P-Hacking Recession Indicators

Every day in the media we read about an imminent economic downturn in the U.S. Depending on the article and the related data it references, the next recession sounds as though it could be mere months—if not minutes—away. Given this media focus, we went into Enigma’s Hack Week determined to find out whether we could more accurately predict a recession by looking at public data. After all, there were public data signals for the 2008/2009 recession, e.g., the data around unemployment, mortgages, housing prices, and so on. We asked ourselves: What could we be looking for in public data now that might predict the next recession, recognizing that the causes of recessions are not often repeated?

Within minutes it became clear that out-predicting a leading economist or think tank would be an impossible feat, but we decided to see whether we could find any public data that might at least correlate with, if not act as a leading indicator of, GDP contraction. Our intention was to have a little fun, but also illustrate just how easily conclusions can be drawn from spurious leading correlations. We looked at the most commonly tracked indicators (e.g., the yield curve, U.S. stock market performance, housing prices, unemployment rates) and compared those findings with some more, shall we say, obscure public data sources (e.g., avocado prices, cereal production, number of lawyers) to see if we could find a link. Thus began our p-hacking quest.

Employees work together at a long table in one of the Enigma conference rooms.

The Approach

Gather any/all time-series public data over the past 2 recessions (~ last 20 years)
Clean data to uniform format
Run Granger Causality Analysis across all datasets

Our approach was to P-hack our data to try and uncover any correlations between GDP (specifically GDP percentage change per quarter) and random public data sets that would offer any type of indicator. While p-hacking is widely-shunned amongst data scientists, it proved to be an ideal approach to uncovering spurious leading correlations between GDP and random public datasets. Moonlighting as p-hackers over Hack Week illuminated just how easy it is to manipulate data analysis to fit a certain narrative or thesis.
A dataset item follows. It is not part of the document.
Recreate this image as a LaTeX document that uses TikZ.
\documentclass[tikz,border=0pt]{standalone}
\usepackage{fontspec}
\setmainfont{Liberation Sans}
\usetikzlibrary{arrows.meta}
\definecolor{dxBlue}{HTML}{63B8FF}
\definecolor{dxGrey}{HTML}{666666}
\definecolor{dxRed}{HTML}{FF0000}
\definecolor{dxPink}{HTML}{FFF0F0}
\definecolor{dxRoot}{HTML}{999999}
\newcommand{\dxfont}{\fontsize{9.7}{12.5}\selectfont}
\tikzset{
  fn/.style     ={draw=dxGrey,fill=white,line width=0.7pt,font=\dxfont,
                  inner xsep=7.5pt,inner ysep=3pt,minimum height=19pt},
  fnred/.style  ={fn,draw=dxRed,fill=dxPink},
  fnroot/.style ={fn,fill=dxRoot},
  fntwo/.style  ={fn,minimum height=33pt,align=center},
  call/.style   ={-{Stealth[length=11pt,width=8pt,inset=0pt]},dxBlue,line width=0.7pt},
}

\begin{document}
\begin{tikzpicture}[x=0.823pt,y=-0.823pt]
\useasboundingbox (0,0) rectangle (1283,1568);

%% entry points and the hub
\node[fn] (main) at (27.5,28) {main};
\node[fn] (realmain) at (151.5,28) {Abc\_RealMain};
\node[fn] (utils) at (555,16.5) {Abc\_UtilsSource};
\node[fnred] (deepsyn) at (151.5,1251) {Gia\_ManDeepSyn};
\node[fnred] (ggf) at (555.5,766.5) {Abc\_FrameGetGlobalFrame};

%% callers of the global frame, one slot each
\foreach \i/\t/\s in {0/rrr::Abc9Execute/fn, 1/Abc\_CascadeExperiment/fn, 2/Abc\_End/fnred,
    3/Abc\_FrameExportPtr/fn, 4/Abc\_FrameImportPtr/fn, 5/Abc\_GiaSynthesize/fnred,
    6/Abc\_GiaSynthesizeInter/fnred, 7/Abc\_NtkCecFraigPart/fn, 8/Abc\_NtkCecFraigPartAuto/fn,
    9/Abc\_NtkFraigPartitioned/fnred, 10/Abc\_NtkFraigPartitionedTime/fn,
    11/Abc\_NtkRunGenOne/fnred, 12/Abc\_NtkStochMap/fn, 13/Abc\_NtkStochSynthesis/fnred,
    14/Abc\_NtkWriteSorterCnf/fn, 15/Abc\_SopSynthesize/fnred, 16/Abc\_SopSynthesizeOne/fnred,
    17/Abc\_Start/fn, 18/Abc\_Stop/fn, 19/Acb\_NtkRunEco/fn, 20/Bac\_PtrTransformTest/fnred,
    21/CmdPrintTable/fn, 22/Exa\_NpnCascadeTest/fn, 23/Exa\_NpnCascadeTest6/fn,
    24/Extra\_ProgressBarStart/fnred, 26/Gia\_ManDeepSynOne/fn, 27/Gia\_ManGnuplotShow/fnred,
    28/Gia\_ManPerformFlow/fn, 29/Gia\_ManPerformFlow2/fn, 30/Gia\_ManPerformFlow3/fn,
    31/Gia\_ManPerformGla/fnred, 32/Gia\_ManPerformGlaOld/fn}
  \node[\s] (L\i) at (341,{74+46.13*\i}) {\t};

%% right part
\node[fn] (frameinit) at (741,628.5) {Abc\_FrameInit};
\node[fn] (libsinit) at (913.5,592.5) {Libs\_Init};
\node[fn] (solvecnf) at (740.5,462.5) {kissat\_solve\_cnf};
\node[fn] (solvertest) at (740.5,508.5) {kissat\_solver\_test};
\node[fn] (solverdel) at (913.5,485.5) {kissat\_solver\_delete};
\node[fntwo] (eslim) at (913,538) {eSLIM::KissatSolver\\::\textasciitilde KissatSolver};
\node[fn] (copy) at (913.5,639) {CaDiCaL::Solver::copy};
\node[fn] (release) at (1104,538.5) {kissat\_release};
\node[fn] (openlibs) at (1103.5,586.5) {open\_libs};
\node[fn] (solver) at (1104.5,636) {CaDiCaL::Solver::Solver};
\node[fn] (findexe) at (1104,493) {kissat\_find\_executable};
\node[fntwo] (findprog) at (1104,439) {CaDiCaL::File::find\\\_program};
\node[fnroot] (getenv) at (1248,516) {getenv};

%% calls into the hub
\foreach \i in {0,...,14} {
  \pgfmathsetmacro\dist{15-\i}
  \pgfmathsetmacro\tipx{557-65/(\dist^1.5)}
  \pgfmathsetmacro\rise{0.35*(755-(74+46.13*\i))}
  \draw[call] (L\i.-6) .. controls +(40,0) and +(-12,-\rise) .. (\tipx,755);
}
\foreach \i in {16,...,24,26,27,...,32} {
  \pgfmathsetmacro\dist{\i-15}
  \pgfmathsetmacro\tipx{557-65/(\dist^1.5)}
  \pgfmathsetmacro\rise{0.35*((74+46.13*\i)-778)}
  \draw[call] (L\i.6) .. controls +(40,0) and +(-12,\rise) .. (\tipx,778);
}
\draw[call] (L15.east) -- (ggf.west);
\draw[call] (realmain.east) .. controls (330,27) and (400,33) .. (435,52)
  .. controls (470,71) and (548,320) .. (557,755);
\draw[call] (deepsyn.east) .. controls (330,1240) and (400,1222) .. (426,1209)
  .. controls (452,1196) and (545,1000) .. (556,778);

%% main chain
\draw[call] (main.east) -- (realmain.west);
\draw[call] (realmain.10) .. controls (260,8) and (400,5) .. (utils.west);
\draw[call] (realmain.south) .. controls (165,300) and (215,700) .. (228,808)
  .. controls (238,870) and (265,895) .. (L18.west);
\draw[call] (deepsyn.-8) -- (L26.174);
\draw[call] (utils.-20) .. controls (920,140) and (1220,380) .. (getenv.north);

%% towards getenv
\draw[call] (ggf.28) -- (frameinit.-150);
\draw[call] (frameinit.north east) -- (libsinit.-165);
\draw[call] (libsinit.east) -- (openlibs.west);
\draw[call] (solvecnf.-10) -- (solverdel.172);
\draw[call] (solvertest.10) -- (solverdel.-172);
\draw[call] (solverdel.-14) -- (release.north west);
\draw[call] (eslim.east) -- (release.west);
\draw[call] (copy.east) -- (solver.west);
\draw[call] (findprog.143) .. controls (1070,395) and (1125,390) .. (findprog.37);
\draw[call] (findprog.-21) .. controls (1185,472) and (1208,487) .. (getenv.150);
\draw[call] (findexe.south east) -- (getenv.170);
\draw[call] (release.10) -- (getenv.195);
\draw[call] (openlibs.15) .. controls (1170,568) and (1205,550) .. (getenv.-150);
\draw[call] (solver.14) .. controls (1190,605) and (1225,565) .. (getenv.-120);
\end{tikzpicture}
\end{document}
In our case, looking for potential recession signals across a random assortment of both traditional and unconventional data sources yielded some interesting and some obvious findings. While we by no means hold our brief analysis on par with the many economists that spend decades predicting recession activity, our p-hacking revealed that housing sales, retail alcohol sales and lightweight truck sales can be seen as leading indicators for a recession. You can scroll down to view a few spotlight analyses below.

P-Hacking Highlights

A graph with years from 1970 to 2020 on the x-axis and GDP % change on the y-axis from -0.100 to 0.100.

Ratio of houses for sale versus number of houses sold (“monthly supply of houses”)
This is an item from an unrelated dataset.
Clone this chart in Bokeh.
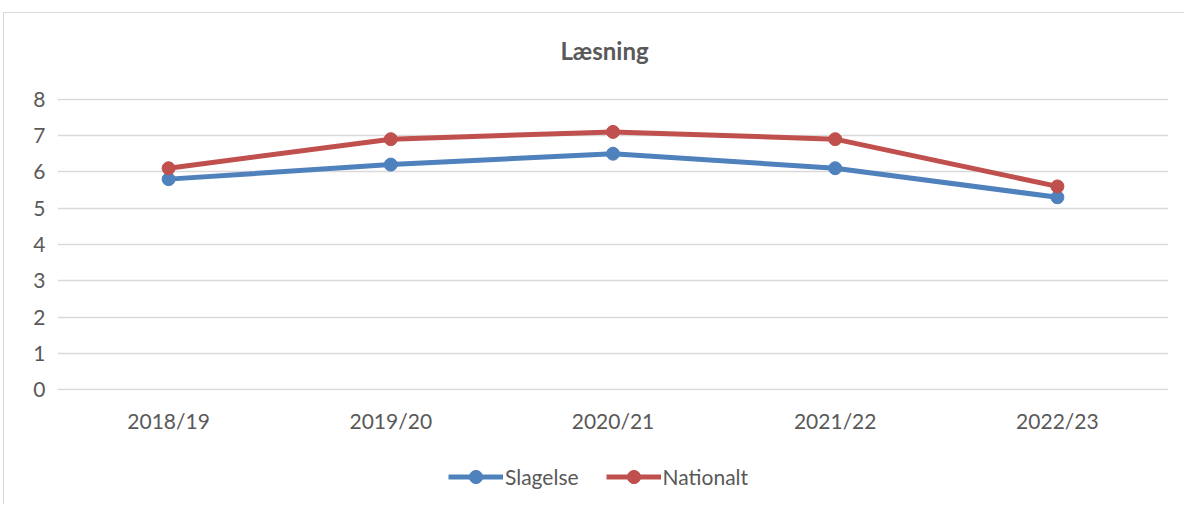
from bokeh.plotting import figure
from bokeh.models import Legend, LegendItem, Label
from bokeh.layouts import column
from bokeh.embed import file_html
from bokeh.resources import INLINE

years = ["2018/19", "2019/20", "2020/21", "2021/22", "2022/23"]
slagelse = [5.8, 6.2, 6.5, 6.1, 5.3]
nationalt = [6.1, 6.9, 7.1, 6.9, 5.6]
y_ticks = [0, 1, 2, 3, 4, 5, 6, 7, 8]
title_text = "Læsning"

FONT = "Lato"
TXT = "#595959"
BLUE = "#4f81bd"
RED = "#c0504d"
W = 1180


def strip(height, x_range, y_range):
    f = figure(x_range=x_range, y_range=y_range, width=W, height=height,
               output_backend="svg", toolbar_location=None,
               x_axis_location=None, y_axis_location=None,
               min_border_left=0, min_border_right=0, min_border_top=0, min_border_bottom=0)
    f.grid.grid_line_color = None
    f.outline_line_color = None
    f.border_fill_color = "white"
    f.background_fill_color = "white"
    return f


# title strip
p0 = strip(71, (0, W), (0, 71))
p0.add_layout(Label(x=581, y=34, text=title_text, text_align="center", text_baseline="middle",
                    text_font=FONT, text_font_size="24px", text_font_style="bold", text_color=TXT))

# main chart
p = figure(x_range=years, y_range=(-0.02, 8.02), width=W, height=364,
           output_backend="svg", toolbar_location=None,
           min_border_left=53, min_border_right=16, min_border_top=14, min_border_bottom=58)
p.outline_line_color = None
p.background_fill_color = "white"
p.border_fill_color = "white"
p.xgrid.grid_line_color = None
p.ygrid.grid_line_color = "#d9d9d9"
p.ygrid.grid_line_width = 1.5
p.yaxis.ticker = y_ticks

for ax in (p.xaxis, p.yaxis):
    ax.axis_line_color = None
    ax.major_tick_line_color = None
    ax.minor_tick_line_color = None
    ax.major_label_text_font = FONT
    ax.major_label_text_font_size = "21px"
    ax.major_label_text_color = TXT
p.xaxis.major_label_standoff = 11
p.yaxis.major_label_standoff = 6

p.line(years, slagelse, line_color=BLUE, line_width=5)
p.scatter(years, slagelse, size=13, fill_color=BLUE, line_color=BLUE)
p.line(years, nationalt, line_color=RED, line_width=5)
p.scatter(years, nationalt, size=13, fill_color=RED, line_color=RED)

# legend strip below the chart (series drawn off-range, only their legend glyphs show)
p2 = strip(56, years, (100, 101))
l1 = p2.line(years, slagelse, line_color=BLUE, line_width=5)
c1 = p2.scatter(years, slagelse, size=13, fill_color=BLUE, line_color=BLUE)
l2 = p2.line(years, nationalt, line_color=RED, line_width=5)
c2 = p2.scatter(years, nationalt, size=13, fill_color=RED, line_color=RED)

legend = Legend(items=[LegendItem(label="Slagelse", renderers=[l1, c1]),
                       LegendItem(label="Nationalt", renderers=[l2, c2])],
                orientation="horizontal", location=(391, 11),
                label_text_font=FONT, label_text_font_size="21px", label_text_color=TXT,
                glyph_width=55, glyph_height=33, label_standoff=2, spacing=27,
                padding=4, margin=0, border_line_color=None, background_fill_alpha=0)
p2.add_layout(legend)

layout = column(p0, p, p2, spacing=0)
layout.margin = (12, 0, 0, 3)
layout.styles = {"border-top": "1px solid #d9d9d9", "border-left": "1px solid #d9d9d9"}

open("out.html", "w").write(file_html(layout, INLINE))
Granger Causality (P value) = nearly 0 (lag of 2,3,4,5)

Our analysis revealed a negative correlation between trends in the ratio of houses for sale to houses sold and GDP, providing a leading indicator for economic growth. Instances of sharp increases in the listed-to-sold ratio correlate negatively with GDP for up to three subsequent quarters. With a p-value of approximately 0.0001, the relationship is reasonably firm, at least by p-hacking standards. The monthly supply of houses has been steadily increasing since November 2017, perhaps a sign that the U.S. economic outlook isn’t great.
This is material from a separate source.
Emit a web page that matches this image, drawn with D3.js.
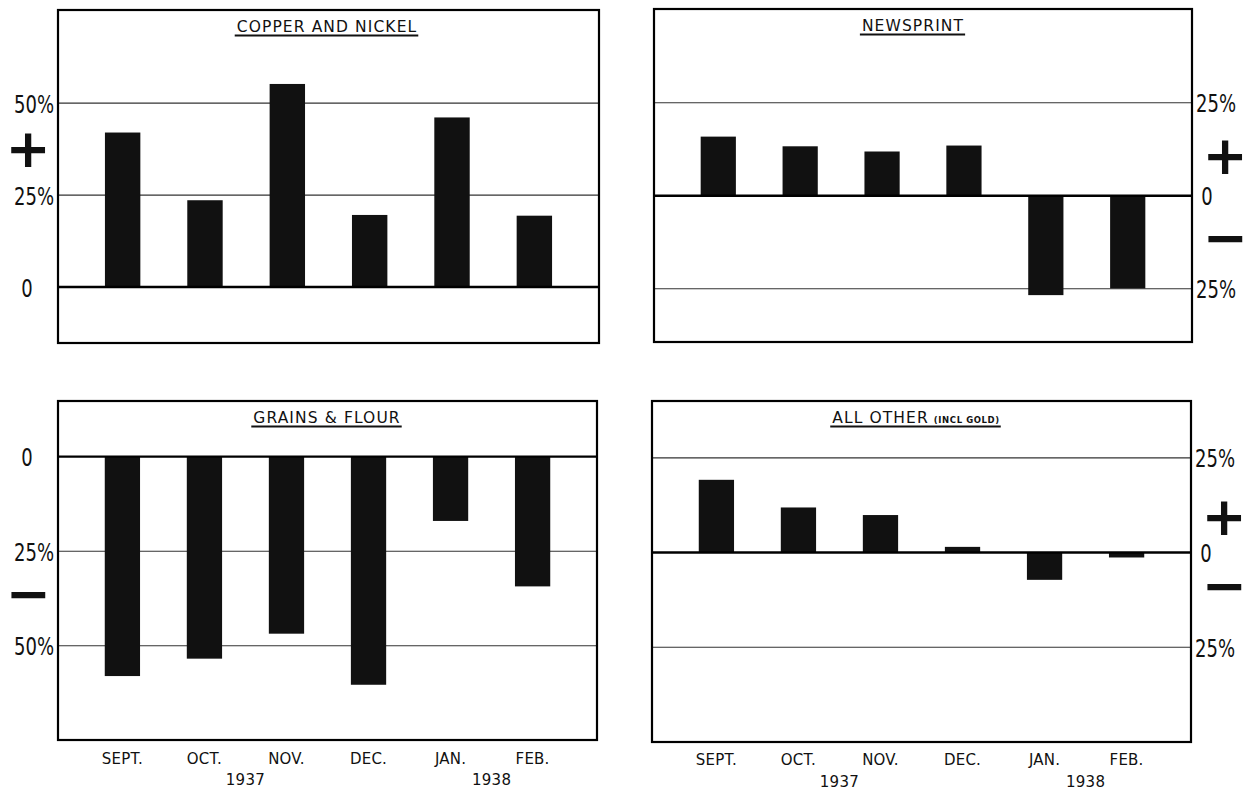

A graph with years from 1975 to 2020 on the x-axis and GDP % change on the y-axis from -0.02 to 0.06.

Lightweight truck sales (total per quarter)

Granger Causality (P value) = 0.0357 (lag of 3)

We observed a positive correlation between lightweight truck sales (e.g., Ford F-150s) and U.S. GDP. Our analysis indicates a strong association between truck sales and potential recessions, which makes sense as higher truck sales would seem to indicate optimism regarding overall U.S. economic health while slower truck sales might forecast concerns about near-term economic performance. Lightweight truck sales have been increasing annually since 2010, which may be a positive indicator for continued GDP growth.

A graph with years from 1992 to 2016 on the x-axis and GDP % change on the y-axis from -0.02 to 0.02.

Alcohol retail sales (beer, wine, liquor, seasonally adjusted total per quarter)

Granger Causality (P value) = 0.0001 (lag of 2)

We observed a significant positive correlation between the level of alcohol retail sales and GDP. Once again, the association seems intuitive, as alcohol is a luxury good for most people and consumption would seem to increase with stronger economic performance. (However, it would be perhaps equally if not more intuitive for alcohol sales to spike ahead of and during an economic downturn...)

Conclusion

Ultimately our P-Hack Week experience taught us that as we hear predictions of a forthcoming recession, all of these analyses should be taken with a grain of salt. It’s very easy to find correlations with GDP, but that doesn’t signify a meaningful connection. In the meantime, we’ll be closely monitoring things like alcohol and Ford F-150 sales :).

Project Notes

Some data was scraped using Python. Data was cleaned and normalized using Jupyter notebooks.
We used Python to run a Granger causality test for time series correlation.
Visualizations were built in Chart.js.

Three people work together on a sticky note exercise on a wall in one of the Enigma conference rooms.